Exercise requirements: Leave out the pictures and repeat the data exactly.

Given information:
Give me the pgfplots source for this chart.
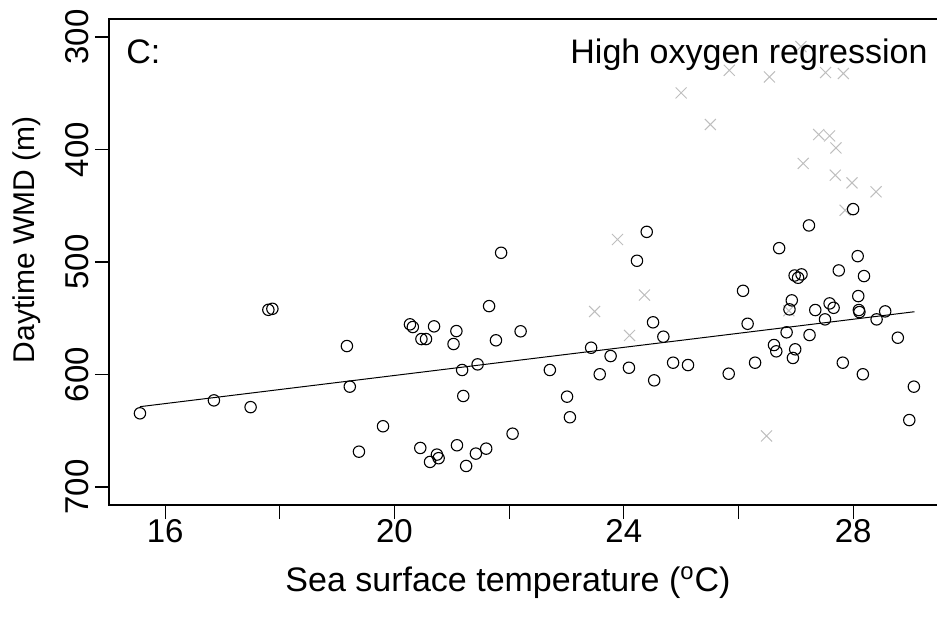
\documentclass[border=0pt]{standalone}
\usepackage{fontspec}
\setmainfont{Liberation Sans}
\usepackage{pgfplots}
\pgfplotsset{compat=1.18}
\definecolor{crossgray}{RGB}{190,190,190}
\begin{document}
\begin{tikzpicture}[x=1pt,y=1pt]
\begin{axis}[name=ax, at={(0,0)}, anchor=south west, scale only axis,
  width=418.2pt, height=243pt,
  xmin=15.02, xmax=29.61, ymin=284, ymax=716, y dir=reverse,
  axis line style={line width=0.6pt},
  xtick={16,18,...,28}, xticklabels={16,,20,,24,,28},
  ytick={300,400,...,700},
  tick pos=left, tick align=outside, major tick length=7pt,
  tick style={line width=0.6pt, black},
  /pgf/number format/assume math mode=true,
  tick label style={font=\fontsize{16.5}{18}\selectfont},
  xticklabel style={anchor=north, inner sep=0pt},
  yticklabel style={xshift=-3.5pt, rotate=90, anchor=base, inner sep=0pt},
  clip=false,
]
% high oxygen points (grey crosses)
\addplot[only marks, mark=x, mark size=3.9pt, color=crossgray, mark options={line width=0.5pt}] coordinates {
(27.09,308.5) (25.84,329.6) (26.54,335.5) (27.52,331.6) (27.83,332.5)
(25.00,349.7) (25.51,377.8) (27.40,386.7) (27.59,387.9) (27.70,398.6)
(27.13,412.4) (27.69,422.8) (27.98,429.7) (28.40,437.6) (27.86,454.0)
(23.89,480.0) (23.49,544.0) (24.36,529.4) (24.10,565.3) (26.88,543.3)
(26.49,654.6)
};
% circles
\addplot[only marks, mark=o, mark size=2.85pt, color=black, mark options={line width=0.55pt}] coordinates {
(15.56,634.5) (16.85,623.0) (17.49,629.0) (17.80,542.5) (17.87,541.6)
(19.17,574.7) (19.22,610.8) (19.80,646.0) (19.38,668.6) (21.86,491.8)
(21.65,539.2) (20.27,555.4) (20.32,557.8) (20.69,557.2) (21.08,561.4)
(20.47,568.5) (20.55,568.5) (21.03,572.9) (21.77,569.6) (22.20,561.6)
(21.45,591.0) (21.18,596.0) (21.20,619.1) (20.45,665.3) (20.74,671.2)
(20.62,677.7) (20.77,674.4) (21.09,662.9) (21.42,670.3) (21.60,665.9)
(21.25,681.3) (22.06,652.6) (22.71,596.0) (23.01,619.7) (23.06,638.0)
(23.43,576.2) (23.77,583.6) (23.58,599.8) (24.09,594.0) (24.40,473.2)
(24.23,498.9) (24.51,553.6) (24.69,566.4) (24.53,605.2) (24.86,589.5)
(25.12,591.6) (25.83,599.3) (26.29,589.5) (26.16,554.9) (26.08,525.6)
(26.71,487.7) (26.62,573.8) (26.66,579.4) (26.84,562.5) (26.95,585.3)
(26.99,577.6) (26.93,534.1) (26.89,542.1) (26.98,512.0) (27.04,514.0)
(27.10,511.0) (28.00,453.0) (27.23,467.5) (28.08,494.8) (27.75,507.5)
(28.19,512.5) (28.09,530.3) (27.59,536.8) (27.66,540.7) (27.34,542.7)
(28.10,542.7) (28.11,544.5) (28.56,543.9) (28.41,551.0) (27.51,551.0)
(27.24,564.9) (27.82,589.5) (28.17,599.8) (28.78,567.3) (29.06,610.8)
(28.98,640.5)
};
% regression line
\addplot[black, line width=0.5pt] coordinates {(15.56,628.6) (29.07,544.2)};
\end{axis}
\node[anchor=base west, font=\fontsize{17}{19}\selectfont, inner sep=0pt] at (8.5,220.8) {C:};
\node[anchor=base east, font=\fontsize{17}{19}\selectfont, inner sep=0pt] at (409.5,220.8) {High oxygen regression};
\node[anchor=base, font=\fontsize{17}{19}\selectfont, inner sep=0pt] at (199.5,-43.5) {Sea surface temperature (\textsuperscript{o}C)};
\node[anchor=base, rotate=90, font=\fontsize{15}{17}\selectfont, inner sep=0pt] at (-37,132.5) {Daytime WMD (m)};
\pgfresetboundingbox
\path (-54.5,-60.5) rectangle (414,252.5);
\end{tikzpicture}
\end{document}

The reply:
Give me the pgfplots source for this chart.
\documentclass[border=0pt]{standalone}
\usepackage{fontspec}
\setmainfont{Liberation Sans}
\usepackage{pgfplots}
\pgfplotsset{compat=1.18}
\definecolor{crossgray}{RGB}{190,190,190}
\begin{document}
\begin{tikzpicture}[x=1pt,y=1pt]
\begin{axis}[name=ax, at={(0,0)}, anchor=south west, scale only axis,
  width=418.2pt, height=243pt,
  xmin=15.02, xmax=29.61, ymin=284, ymax=716, y dir=reverse,
  axis line style={line width=0.6pt},
  xtick={16,18,...,28}, xticklabels={16,,20,,24,,28},
  ytick={300,400,...,700},
  tick pos=left, tick align=outside, major tick length=7pt,
  tick style={line width=0.6pt, black},
  /pgf/number format/assume math mode=true,
  tick label style={font=\fontsize{16.5}{18}\selectfont},
  xticklabel style={anchor=north, inner sep=0pt},
  yticklabel style={xshift=-3.5pt, rotate=90, anchor=base, inner sep=0pt},
  clip=false,
]
% high oxygen points (grey crosses)
\addplot[only marks, mark=x, mark size=3.9pt, color=crossgray, mark options={line width=0.5pt}] coordinates {
(27.09,308.5) (25.84,329.6) (26.54,335.5) (27.52,331.6) (27.83,332.5)
(25.00,349.7) (25.51,377.8) (27.40,386.7) (27.59,387.9) (27.70,398.6)
(27.13,412.4) (27.69,422.8) (27.98,429.7) (28.40,437.6) (27.86,454.0)
(23.89,480.0) (23.49,544.0) (24.36,529.4) (24.10,565.3) (26.88,543.3)
(26.49,654.6)
};
% circles
\addplot[only marks, mark=o, mark size=2.85pt, color=black, mark options={line width=0.55pt}] coordinates {
(15.56,634.5) (16.85,623.0) (17.49,629.0) (17.80,542.5) (17.87,541.6)
(19.17,574.7) (19.22,610.8) (19.80,646.0) (19.38,668.6) (21.86,491.8)
(21.65,539.2) (20.27,555.4) (20.32,557.8) (20.69,557.2) (21.08,561.4)
(20.47,568.5) (20.55,568.5) (21.03,572.9) (21.77,569.6) (22.20,561.6)
(21.45,591.0) (21.18,596.0) (21.20,619.1) (20.45,665.3) (20.74,671.2)
(20.62,677.7) (20.77,674.4) (21.09,662.9) (21.42,670.3) (21.60,665.9)
(21.25,681.3) (22.06,652.6) (22.71,596.0) (23.01,619.7) (23.06,638.0)
(23.43,576.2) (23.77,583.6) (23.58,599.8) (24.09,594.0) (24.40,473.2)
(24.23,498.9) (24.51,553.6) (24.69,566.4) (24.53,605.2) (24.86,589.5)
(25.12,591.6) (25.83,599.3) (26.29,589.5) (26.16,554.9) (26.08,525.6)
(26.71,487.7) (26.62,573.8) (26.66,579.4) (26.84,562.5) (26.95,585.3)
(26.99,577.6) (26.93,534.1) (26.89,542.1) (26.98,512.0) (27.04,514.0)
(27.10,511.0) (28.00,453.0) (27.23,467.5) (28.08,494.8) (27.75,507.5)
(28.19,512.5) (28.09,530.3) (27.59,536.8) (27.66,540.7) (27.34,542.7)
(28.10,542.7) (28.11,544.5) (28.56,543.9) (28.41,551.0) (27.51,551.0)
(27.24,564.9) (27.82,589.5) (28.17,599.8) (28.78,567.3) (29.06,610.8)
(28.98,640.5)
};
% regression line
\addplot[black, line width=0.5pt] coordinates {(15.56,628.6) (29.07,544.2)};
\end{axis}
\node[anchor=base west, font=\fontsize{17}{19}\selectfont, inner sep=0pt] at (8.5,220.8) {C:};
\node[anchor=base east, font=\fontsize{17}{19}\selectfont, inner sep=0pt] at (409.5,220.8) {High oxygen regression};
\node[anchor=base, font=\fontsize{17}{19}\selectfont, inner sep=0pt] at (199.5,-43.5) {Sea surface temperature (\textsuperscript{o}C)};
\node[anchor=base, rotate=90, font=\fontsize{15}{17}\selectfont, inner sep=0pt] at (-37,132.5) {Daytime WMD (m)};
\pgfresetboundingbox
\path (-54.5,-60.5) rectangle (414,252.5);
\end{tikzpicture}
\end{document}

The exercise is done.